Collected material:
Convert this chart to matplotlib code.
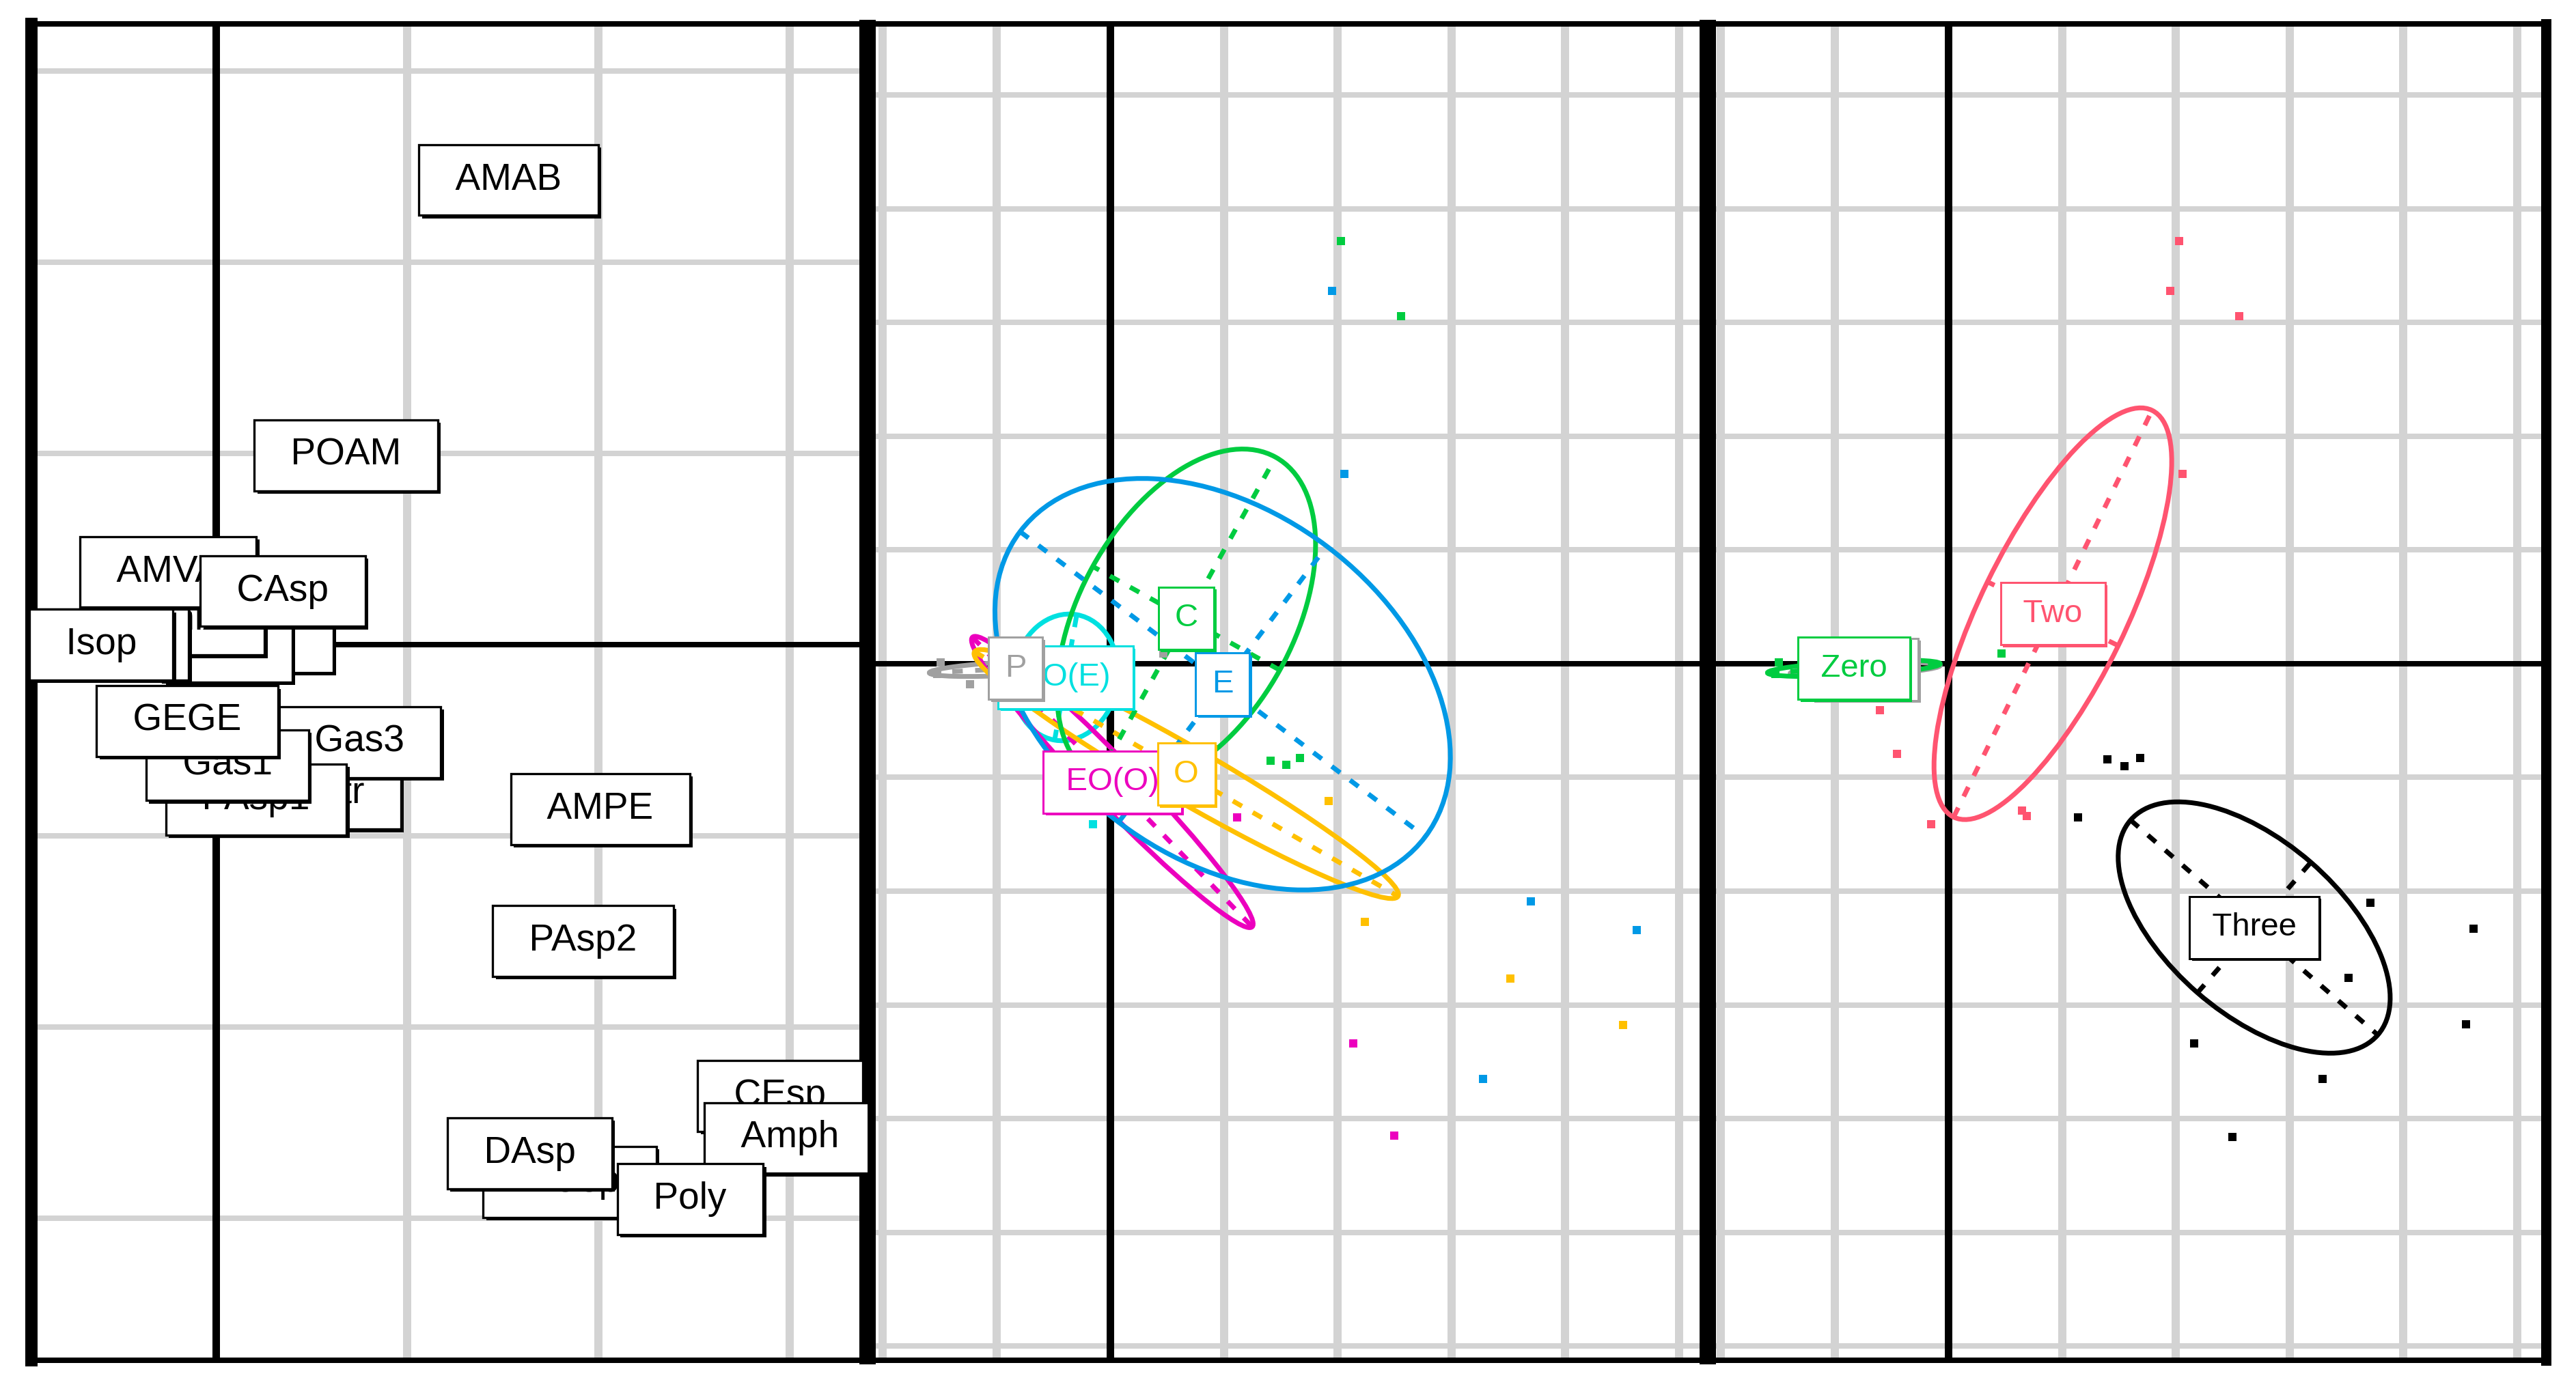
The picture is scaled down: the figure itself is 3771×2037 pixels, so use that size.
import numpy as np
import matplotlib.pyplot as plt
import matplotlib.patheffects as pe
from matplotlib.patches import Ellipse

plt.rcParams['font.family'] = ['Liberation Sans', 'DejaVu Sans']

# ---- left panel: taxa scores (drawing order, last on top) ----
taxa = ['Bival', 'Ant', 'ChiA', 'Hydr', 'AMVA', 'Isop', 'CAsp', 'POAM', 'AMAB',
        'Ostr', 'Gas3', 'PAsp1', 'Gas1', 'GEGE', 'AMPE', 'PAsp2',
        'MOsp', 'DAsp', 'CEsp', 'Amph', 'Poly']
taxa_x = [0.21, 0.06, -0.15, -0.54, -0.25, -0.60, 0.35, 0.68, 1.53,
          0.59, 0.75, 0.21, 0.06, -0.15, 2.01, 1.92,
          1.85, 1.64, 2.95, 3.00, 2.48]
taxa_y = [0.04, -0.01, 0.13, 0.00, 0.38, 0.00, 0.28, 0.99, 2.43,
          -0.78, -0.51, -0.81, -0.63, -0.40, -0.86, -1.55,
          -2.81, -2.66, -2.36, -2.58, -2.90]

# ---- middle panel: diet classes (drawing order) ----
diet = ['EO(E)', 'P', 'EO(O)', 'O', 'C', 'E']
diet_col = ['#00E0E0', '#A0A0A0', '#EC00BE', '#FFC000', '#00CC40', '#0099E6']
diet_x = [-0.39, -0.83, 0.02, 0.67, 0.67, 0.99]
diet_y = [-0.12, -0.04, -1.04, -0.97, 0.40, -0.18]
diet_a = [0.56, 0.76, 1.77, 2.15, 1.62, 2.23]
diet_b = [0.46, 0.06, 0.20, 0.24, 0.94, 1.52]
diet_ang = [80, 3, -46, -30, 61, -37]

p2_x = [2.03, 2.56, 1.41, 1.55, 1.67,
        1.95, 2.06, 3.70, 4.63, 3.28,
        1.92, 2.24, 3.52, 4.51,
        1.12, 2.14, 2.50,
        -0.15, 0.88,
        0.47, -1.52, -1.49, -1.23]
p2_y = [3.72, 3.06, -0.85, -0.89, -0.83,
        3.28, 1.67, -2.09, -2.34, -3.65,
        -1.21, -2.27, -2.77, -3.18,
        -1.35, -3.34, -4.15,
        -1.41, 0.58,
        0.09, -0.09, 0.01, -0.18]
p2_grp = ['C', 'C', 'C', 'C', 'C',
          'E', 'E', 'E', 'E', 'E',
          'O', 'O', 'O', 'O',
          'EO(O)', 'EO(O)', 'EO(O)',
          'EO(E)', 'EO(E)',
          'P', 'P', 'P', 'P']

# ---- right panel: rank classes ----
rank = ['One', 'Zero', 'Two', 'Three']
rank_col = ['#A0A0A0', '#00CC40', '#FF5470', '#000000']
rank_x = [-0.73, -0.83, 0.92, 2.69]
rank_y = [-0.05, -0.04, 0.44, -2.32]
rank_a = [0.66, 0.76, 1.99, 1.44]
rank_b = [0.05, 0.06, 0.64, 0.76]
rank_ang = [3, 3, 64, -41]

p3_x = [0.47, -1.52, -1.49, -1.23,
        2.03, 1.95, 2.56, 2.06, -0.60, -0.45, -0.15, 0.65, 0.69,
        1.40, 1.55, 1.69, 1.14, 3.71, 4.62, 3.52, 4.55, 2.16, 3.29, 2.50]
p3_y = [0.09, -0.09, 0.01, -0.18,
        3.72, 3.28, 3.06, 1.67, -0.41, -0.79, -1.41, -1.29, -1.34,
        -0.84, -0.90, -0.83, -1.35, -2.10, -2.33, -2.76, -3.17, -3.34, -3.65, -4.16]
p3_grp = ['Zero', 'Zero', 'Zero', 'Zero',
          'Two', 'Two', 'Two', 'Two', 'Two', 'Two', 'Two', 'Two', 'Two',
          'Three', 'Three', 'Three', 'Three', 'Three', 'Three', 'Three',
          'Three', 'Three', 'Three', 'Three']

W, H = 3771, 2037
TOP, BOT = 35, 1992
fig = plt.figure(figsize=(W / 100, H / 100), dpi=100)


def px(v):
    return v * 0.72


def panel(x0, x1, ox, oy, unit, lw_left, lw_right):
    ax = fig.add_axes([x0 / W, 1 - BOT / H, (x1 - x0) / W, (BOT - TOP) / H])
    ax.set_xlim((x0 - ox) / unit, (x1 - ox) / unit)
    ax.set_ylim((oy - BOT) / unit, (oy - TOP) / unit)
    ax.set_xticks([])
    ax.set_yticks([])
    for side, lw in zip(['left', 'right', 'top', 'bottom'], [lw_left, lw_right, 8, 8]):
        ax.spines[side].set_linewidth(px(lw))
        ax.spines[side].set_color('black')
        ax.spines[side].set_capstyle('projecting')
    xl, yl = ax.get_xlim(), ax.get_ylim()
    for v in np.arange(np.ceil(xl[0]), np.floor(xl[1]) + 1):
        if v != 0:
            ax.axvline(v, color='#D3D3D3', lw=px(12), zorder=0.5)
    for v in np.arange(np.ceil(yl[0]), np.floor(yl[1]) + 1):
        if v != 0:
            ax.axhline(v, color='#D3D3D3', lw=px(8), zorder=0.5)
    ax.axvline(0, color='black', lw=px(11), zorder=1)
    ax.axhline(0, color='black', lw=px(8), zorder=1)
    return ax


def boxed(ax, x, y, text, col, size, pad, edge, shadow, z, clip=True):
    t = ax.text(x, y, text, color=col, fontsize=size, ha='center', va='center',
                zorder=z, clip_on=clip,
                bbox=dict(boxstyle='square,pad=%.2f' % pad, fc='white', ec=col, lw=edge))
    t.get_bbox_patch().set_path_effects(
        [pe.SimplePatchShadow(offset=(shadow, -shadow), shadow_rgbFace=col, alpha=1.0),
         pe.Normal()])
    return t


def class_ellipse(ax, cx, cy, a, b, ang, col):
    ax.add_patch(Ellipse((cx, cy), 2 * a, 2 * b, angle=ang, fill=False,
                         ec=col, lw=px(7), zorder=2))
    t = np.deg2rad(ang)
    dashes = (0, (2.2, 2.6))
    ax.plot([cx - a * np.cos(t), cx + a * np.cos(t)],
            [cy - a * np.sin(t), cy + a * np.sin(t)],
            color=col, lw=px(7), ls=dashes, zorder=2)
    ax.plot([cx + b * np.sin(t), cx - b * np.sin(t)],
            [cy - b * np.cos(t), cy + b * np.cos(t)],
            color=col, lw=px(7), ls=dashes, zorder=2)


# left panel
ax1 = panel(46, 1264, 316, 944, 280, 18, 12)
for i, name in enumerate(taxa):
    boxed(ax1, taxa_x[i], taxa_y[i], '\u2002' + name + '\u2002', 'black',
          39.6, 0.47, px(3.3), px(4.5), 3 + i * 0.01, clip=False)


def class_panel(ax, names, cols, cx, cy, ca, cb, cang, xs, ys, grp):
    for i, name in enumerate(names):
        class_ellipse(ax, cx[i], cy[i], ca[i], cb[i], cang[i], cols[i])
    for i, name in enumerate(names):
        sel = [k for k, g in enumerate(grp) if g == name]
        ax.plot([xs[k] for k in sel], [ys[k] for k in sel], 's', color=cols[i],
                ms=8.5, mew=0, zorder=2.2)
    for i, name in enumerate(names):
        label = name if len(name) == 1 else '\u2009' + name + '\u2009'
        boxed(ax, cx[i], cy[i], label, cols[i], 34, 0.5, px(3), px(3.5), 3 + i * 0.01)


ax2 = panel(1276, 2494, 1625, 972, 166.5, 12, 12)
class_panel(ax2, diet, diet_col, diet_x, diet_y, diet_a, diet_b, diet_ang,
            p2_x, p2_y, p2_grp)

ax3 = panel(2506, 3727, 2852, 972, 166.5, 12, 15)
class_panel(ax3, rank, rank_col, rank_x, rank_y, rank_a, rank_b, rank_ang,
            p3_x, p3_y, p3_grp)

fig.savefig('out.png', dpi=100)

Problem: Using the data above, repeat exactly the lines that begin at the line with "The picture is" and end at the line with "plt.rcParams['font.family'] = ['Liberation", both ends included.

Complete output:
The picture is scaled down: the figure itself is 3771×2037 pixels, so use that size.
import numpy as np
import matplotlib.pyplot as plt
import matplotlib.patheffects as pe
from matplotlib.patches import Ellipse

plt.rcParams['font.family'] = ['Liberation Sans', 'DejaVu Sans']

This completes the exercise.